YouTube Mobile Goes HTML5, Video Quality Beats Native Apps Hands Down

If you’ve got a phone with an HTML5 compliant browser, you’ll probably want to check out YouTube’s new mobile site, which is rolling out over the next few hours at m.youtube.com. It’s a major upgrade from the old mobile web app, with a more polished UI and better load times. It also uses plenty of HTML5 features, including the video tag. But most important is the fact that the web app has superior video quality when compared to native applications —  namely the iPhone’s — and it will soon feature more content as well. It’s also widely available, with support for nearly any HTML5 compliant mobile browser, including those on the iPhone and Android devices.

Of course, YouTube already has a mobile application with massive install base — every iOS device, all 100 million of them, came with a native YouTube application. But during a presentation at YouTube’s headquarters today, product manager Andrey Doronichev made it clear that the new web-based application is superior in just about every way, and it wasn’t hard to detect some tension between YouTube and Apple. This underscores a bigger trend, as Google shifts toward favoring web applications over native apps whenever it can.

You see, YouTube doesn’t actually control the native app that ships with the iPhone — that’s all Apple, though YouTube obviously collaborates with them when asked to. And it’s clear that the Apple team hasn’t done such a great job keeping up with YouTube’s latest improvements. In one particularly telling demo, Doronichev pulled out two iPhones and pitted the native YouTube application against the new m.YouTube.com. The web app offered a number of advantages, including auto-complete in search and a UI that’s more consistent with the latest version of the YouTube webpage (the iPhone app still uses YouTube’s 5-star rating system, which was abandoned in January in favor of a binary ‘Like’ system). Most important, the video quality of the web application was leaps and bounds ahead of the iPhone app — Doronichev explained that this was because the iPhone app still uses a video streaming format that was developed for Edge, not 3G. Video on the HTML5 app looked much better, and was snappier to boot.

The web application also comes with a few other differences.
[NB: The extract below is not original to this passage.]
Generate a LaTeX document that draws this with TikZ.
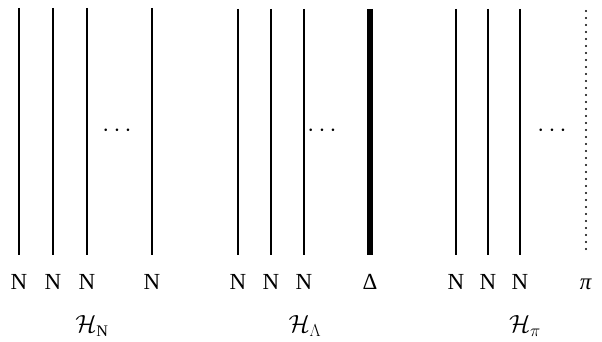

Doronichev says that it gives YouTube more flexibility when it comes to rapid iteration, and it also opens the door to a broader array of mobile ads. This is important — Doronichev says it means that the web app will eventually have access to more content than the native applications, because content owners will have more advertising options.

There’s still one big problem facing the web application, though, and that’s increasing user awareness. YouTube says that the number of video views streamed to mobile devices has increased by 160% over the last year, and that YouTube is now seeing 100 million mobile views per day (that’s as many as the YouTube website had when it was acquired by Google in 2006). My hunch is that a lot of those views are coming from native applications, especially those on iPhones and iPod Touch. And to those users, the YouTube experience is the native application their phones came with, not the mobile browser site. Doronichev says that users may start using the web app more as it continues to improve over its native counterparts (especially as it takes the lead in terms of content available), but I suspect it will take a major education and promotional campaign to drive a big shift in the way users access YouTube.

Update: Well, this is interesting. If you’re on an iPhone and you browse to the YouTube mobile site, it will prompt you to “install” it on your iPhone (it adds a link to your iPhone’s home screen). Looks like Google isn’t wasting any time in getting people to switch. One other thing to note: once you’ve “installed” the web app, the logo shown on the iPhone home screen is actually the YouTube logo, whereas the native iPhone application is an image of an outdated TV. I suspect users will be more attracted to the former.

One caveat: Doronichev says that there are still some bugs with the web app on the iPhone 4, which will be cleaned up in the next few weeks.